Calgary councillor tells brokers cabbies can't afford a fee increase

·3 min read

Coun. George Chahal says his office is hearing from concerned Calgary taxi drivers who say an extra $100 in weekly fees is too much to bear during the pandemic.

One of the city's brokers, Associated Cab Limited, announced it would be raising its stand rent on July 20. The stand rent is in addition to other fees its drivers pay to help fund dispatch and other operations. The fees will now total $363 weekly.

The broker told CBC News that business is down, so to continue offering service and keep the lights on, it needs to raise fees.

"At this time in our city, after COVID and a tremendous hailstorm, it's really unfortunate that a broker would increase fees on the backs of drivers who really have no work," Chahal said.

The Ward 5 councillor has been speaking out for the city's northeast residents after a hailstorm blew through in June, leaving $1.2 billion in damages in its wake.

Chahal said he's heard many taxi drivers with vehicles in the community are facing cars so damaged they are being written off. And with private property repairs and insurance claims, he said they are being stretched thin as it is.

"I think this broker needs to rethink what they've done," Chahal said, adding that the livery industry as a whole needs to ensure its workers can earn a living.

Kyle Bakx/CBC
Kyle Bakx/CBC

When asked what the city can do to help, Chahal said council has already directed that there be a Livery Transportation Bylaw review.
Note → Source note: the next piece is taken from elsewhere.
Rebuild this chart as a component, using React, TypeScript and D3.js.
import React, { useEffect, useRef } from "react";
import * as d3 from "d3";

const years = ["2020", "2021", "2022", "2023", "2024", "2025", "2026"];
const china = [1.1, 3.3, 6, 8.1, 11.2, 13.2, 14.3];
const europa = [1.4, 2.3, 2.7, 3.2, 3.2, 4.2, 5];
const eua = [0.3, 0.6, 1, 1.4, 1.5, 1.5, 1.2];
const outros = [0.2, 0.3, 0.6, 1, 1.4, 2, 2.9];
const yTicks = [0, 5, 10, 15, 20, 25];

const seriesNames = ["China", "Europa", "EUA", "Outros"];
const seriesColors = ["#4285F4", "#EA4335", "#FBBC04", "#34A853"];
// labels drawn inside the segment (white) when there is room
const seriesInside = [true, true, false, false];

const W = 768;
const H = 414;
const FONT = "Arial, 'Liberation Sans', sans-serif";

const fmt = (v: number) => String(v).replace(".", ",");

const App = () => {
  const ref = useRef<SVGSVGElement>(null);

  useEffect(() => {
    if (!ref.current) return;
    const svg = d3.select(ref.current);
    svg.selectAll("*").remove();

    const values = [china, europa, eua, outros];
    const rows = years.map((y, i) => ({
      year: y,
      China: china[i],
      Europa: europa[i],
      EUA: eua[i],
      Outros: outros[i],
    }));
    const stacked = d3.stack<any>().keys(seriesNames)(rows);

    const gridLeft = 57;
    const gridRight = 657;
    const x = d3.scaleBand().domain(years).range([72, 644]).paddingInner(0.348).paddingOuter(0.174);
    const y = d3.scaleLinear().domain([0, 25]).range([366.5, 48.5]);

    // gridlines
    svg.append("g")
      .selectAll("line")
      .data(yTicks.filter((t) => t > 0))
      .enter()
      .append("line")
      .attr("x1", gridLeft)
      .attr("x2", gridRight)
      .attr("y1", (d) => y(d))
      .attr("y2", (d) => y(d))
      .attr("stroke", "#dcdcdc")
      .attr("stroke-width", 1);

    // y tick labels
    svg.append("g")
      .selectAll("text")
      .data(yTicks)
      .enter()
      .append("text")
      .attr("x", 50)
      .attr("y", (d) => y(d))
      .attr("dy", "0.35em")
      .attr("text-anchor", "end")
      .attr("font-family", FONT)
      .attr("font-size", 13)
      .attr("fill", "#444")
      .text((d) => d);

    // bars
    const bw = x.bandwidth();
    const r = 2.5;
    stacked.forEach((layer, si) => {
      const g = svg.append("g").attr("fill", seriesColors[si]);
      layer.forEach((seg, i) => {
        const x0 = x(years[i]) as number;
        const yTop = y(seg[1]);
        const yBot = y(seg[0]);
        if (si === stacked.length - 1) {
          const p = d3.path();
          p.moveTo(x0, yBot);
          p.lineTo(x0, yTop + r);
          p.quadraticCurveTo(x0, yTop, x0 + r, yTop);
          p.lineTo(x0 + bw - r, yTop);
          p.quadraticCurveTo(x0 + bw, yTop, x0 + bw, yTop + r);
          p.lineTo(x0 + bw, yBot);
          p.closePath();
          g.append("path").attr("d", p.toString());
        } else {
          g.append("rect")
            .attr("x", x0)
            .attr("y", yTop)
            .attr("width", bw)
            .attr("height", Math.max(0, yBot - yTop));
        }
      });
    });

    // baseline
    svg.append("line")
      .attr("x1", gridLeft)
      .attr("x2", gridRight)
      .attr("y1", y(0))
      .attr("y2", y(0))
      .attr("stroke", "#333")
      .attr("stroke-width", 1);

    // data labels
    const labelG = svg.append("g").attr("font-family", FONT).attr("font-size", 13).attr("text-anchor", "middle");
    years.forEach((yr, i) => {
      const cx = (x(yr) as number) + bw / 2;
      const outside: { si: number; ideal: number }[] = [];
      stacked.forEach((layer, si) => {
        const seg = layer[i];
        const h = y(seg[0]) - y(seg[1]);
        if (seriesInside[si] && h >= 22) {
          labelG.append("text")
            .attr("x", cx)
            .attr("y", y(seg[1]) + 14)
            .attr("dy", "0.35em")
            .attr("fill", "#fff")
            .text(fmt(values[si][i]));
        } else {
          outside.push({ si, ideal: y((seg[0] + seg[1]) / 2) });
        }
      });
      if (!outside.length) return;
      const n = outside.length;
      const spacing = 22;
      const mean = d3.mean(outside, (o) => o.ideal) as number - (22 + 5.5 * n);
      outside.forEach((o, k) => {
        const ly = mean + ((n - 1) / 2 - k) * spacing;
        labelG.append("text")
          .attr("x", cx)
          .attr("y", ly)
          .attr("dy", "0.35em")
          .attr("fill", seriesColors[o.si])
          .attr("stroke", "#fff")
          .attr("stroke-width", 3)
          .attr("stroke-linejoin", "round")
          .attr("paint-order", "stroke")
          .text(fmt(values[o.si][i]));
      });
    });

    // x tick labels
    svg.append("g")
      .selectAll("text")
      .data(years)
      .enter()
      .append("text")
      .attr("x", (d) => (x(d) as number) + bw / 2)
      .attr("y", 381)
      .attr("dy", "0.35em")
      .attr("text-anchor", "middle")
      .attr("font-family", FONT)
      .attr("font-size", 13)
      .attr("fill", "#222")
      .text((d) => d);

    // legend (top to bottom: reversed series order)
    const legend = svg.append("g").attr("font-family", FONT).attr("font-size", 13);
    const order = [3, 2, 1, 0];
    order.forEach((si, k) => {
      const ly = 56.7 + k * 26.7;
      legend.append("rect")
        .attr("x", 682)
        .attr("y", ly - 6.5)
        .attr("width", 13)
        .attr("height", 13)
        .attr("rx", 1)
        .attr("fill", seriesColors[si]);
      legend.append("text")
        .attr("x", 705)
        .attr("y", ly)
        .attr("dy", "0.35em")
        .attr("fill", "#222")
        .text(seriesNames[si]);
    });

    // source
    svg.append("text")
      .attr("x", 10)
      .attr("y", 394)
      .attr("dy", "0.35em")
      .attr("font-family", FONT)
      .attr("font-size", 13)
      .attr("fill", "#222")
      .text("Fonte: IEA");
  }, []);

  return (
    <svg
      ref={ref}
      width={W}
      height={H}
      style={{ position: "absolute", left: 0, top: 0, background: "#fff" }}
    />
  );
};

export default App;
There is a report expected at the standing policy committee meeting on Community and Protective Services coming up, and the councillor said he will raise the issue during that discussion.
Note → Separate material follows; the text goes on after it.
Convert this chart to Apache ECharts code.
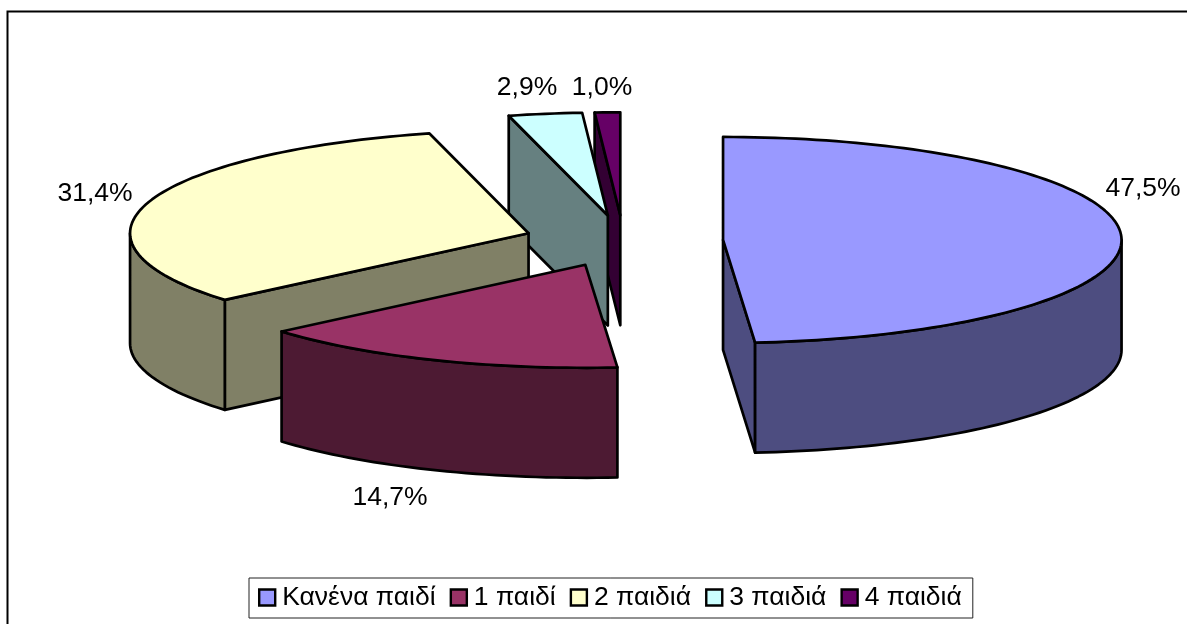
<!DOCTYPE html>
<html>
<head>
<meta charset="utf-8">
<style>html,body{margin:0;padding:0;background:#fff;overflow:hidden}#c{width:1187px;height:624px}</style>
<script src="https://cdn.jsdelivr.net/npm/echarts@6/dist/echarts.min.js"></script>
</head>
<body>
<div id="c"></div>
<script>
const categories = ['Κανένα παιδί', '1 παιδί', '2 παιδιά', '3 παιδιά', '4 παιδιά'];
const shares = [47.5, 14.7, 31.4, 2.9, 1.0];
const shareLabels = ['47,5%', '14,7%', '31,4%', '2,9%', '1,0%'];
const topColors = ['#9999FF', '#993366', '#FFFFCC', '#CCFFFF', '#660066'];
const wallColors = ['#4D4D80', '#4D1A33', '#808066', '#668080', '#330033'];

const pie = { cx: 623.5, cy: 241, rx: 398.5, ry: 103, depth: 110, explode: 0.25 };
const labelCentres = [[1143, 188.5], [390, 498], [95, 194], [527, 88], [602, 88]];

const total = shares.reduce((a, b) => a + b, 0);
const rad = Math.PI / 180;

function rim(ox, oy, a) {
  return [ox + pie.rx * Math.sin(a * rad), oy - pie.ry * Math.cos(a * rad)];
}
function arc(ox, oy, a0, a1) {
  const pts = [];
  const n = Math.max(2, Math.ceil(Math.abs(a1 - a0) / 1.5));
  for (let i = 0; i <= n; i++) pts.push(rim(ox, oy, a0 + (a1 - a0) * i / n));
  return pts;
}
const drop = p => [p[0], p[1] + pie.depth];
const edge = { stroke: '#000', lineWidth: 2.7, lineJoin: 'round' };

function sliceRenderer(index) {
  return function (params, api) {
    const share = api.value(0);
    let before = 0;
    for (let i = 0; i < index; i++) before += shares[i];
    const a0 = before / total * 360;
    const a1 = a0 + share / total * 360;
    const mid = (a0 + a1) / 2;
    const ox = pie.cx + pie.explode * pie.rx * Math.sin(mid * rad);
    const oy = pie.cy - pie.explode * pie.ry * Math.cos(mid * rad);
    const apex = [ox, oy];
    const wallFill = { fill: wallColors[index], ...edge };
    const children = [];
    const radialWall = a => {
      const p = rim(ox, oy, a);
      children.push({ type: 'polygon', shape: { points: [apex, p, drop(p), drop(apex)] }, style: wallFill });
    };
    if (Math.sin(a0 * rad) < -1e-6) radialWall(a0);
    if (Math.sin(a1 * rad) > 1e-6) radialWall(a1);
    const f0 = Math.max(a0, 90), f1 = Math.min(a1, 270);
    if (f1 > f0) {
      const upper = arc(ox, oy, f0, f1);
      children.push({ type: 'polygon', shape: { points: upper.concat(upper.slice().reverse().map(drop)) }, style: wallFill });
    }
    children.push({ type: 'polygon', shape: { points: [apex].concat(arc(ox, oy, a0, a1)) }, style: { fill: topColors[index], ...edge } });
    children.push({
      type: 'text',
      style: {
        text: shareLabels[index], x: labelCentres[index][0], y: labelCentres[index][1],
        align: 'center', verticalAlign: 'middle', fill: '#000',
        font: '26.5px "Liberation Sans", Arial, sans-serif'
      }
    });
    return { type: 'group', children };
  };
}

const chart = echarts.init(document.getElementById('c'), null, { renderer: 'canvas' });
chart.setOption({
  animation: false,
  backgroundColor: '#fff',
  tooltip: { show: false },
  graphic: [
    { type: 'polyline', silent: true, z: 0, shape: { points: [[7.5, 700], [7.5, 11.5], [1300, 11.5]] }, style: { stroke: '#000', lineWidth: 2, fill: null } }
  ],
  legend: {
    show: true, left: 249, top: 578, orient: 'horizontal',
    padding: [6, 11, 7, 9],
    backgroundColor: '#fff', borderColor: '#222', borderWidth: 1,
    icon: 'rect', itemWidth: 16, itemHeight: 16, itemGap: 14,
    selectedMode: false,
    itemStyle: { borderColor: '#000', borderWidth: 2.4 },
    textStyle: { color: '#000', fontFamily: '"Liberation Sans", Arial, sans-serif', fontSize: 26.5, padding: [0, 0, 0, 2] },
    data: categories
  },
  series: categories.map((name, i) => ({
    type: 'custom', name, coordinateSystem: 'none', z: 10 - i,
    itemStyle: { color: topColors[i] },
    data: [[shares[i]]],
    renderItem: sliceRenderer(i),
    silent: true
  }))
});
</script>
</body>
</html>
"I think it's important to make sure that other brokerages aren't doing this," Chahal said. "We need to have a conversation with them to protect our drivers — the heart and soul of this industry. They are the ones who have to work tremendously hard to get Calgarians to point A to B safely."

CBC News spoke to a taxi driver and agreed not to name them, due to fear of repercussions at work. The driver said this is not the time to raise fees because the demand is down, traffic from flights is down and he's not able to cover the extra expense and still take home enough money to live on.

"I don't see any justification of it because the economy is the same," the driver said.

Broker says company is struggling, too

Jeff Garland, general manager of Associated Cab Ltd., said it's not just drivers suffering. The broker had to scale back operations at the beginning of the pandemic. To reflect demand, Garland said, it also decreased fees for drivers in March.

He also noted that Coun. Chahal did not reach out to speak to Associated about his concerns.

"What do we do? We need to generate revenue to pay bills. Do we just shut everything down? You know it's a catch-22 here."

He said the hailstorm damaged approximately 30 vehicles of the company's 600-vehicle fleet. Right now, 100 vehicles are operating.

Throughout the pandemic, Garland said, the broker has incurred costs to keep drivers safe. These measures include installing Plexiglas dividers in vehicles and providing drivers with ways to sanitize on the go.

"There's only so long we can survive, and you know bankruptcy is not an option," he said.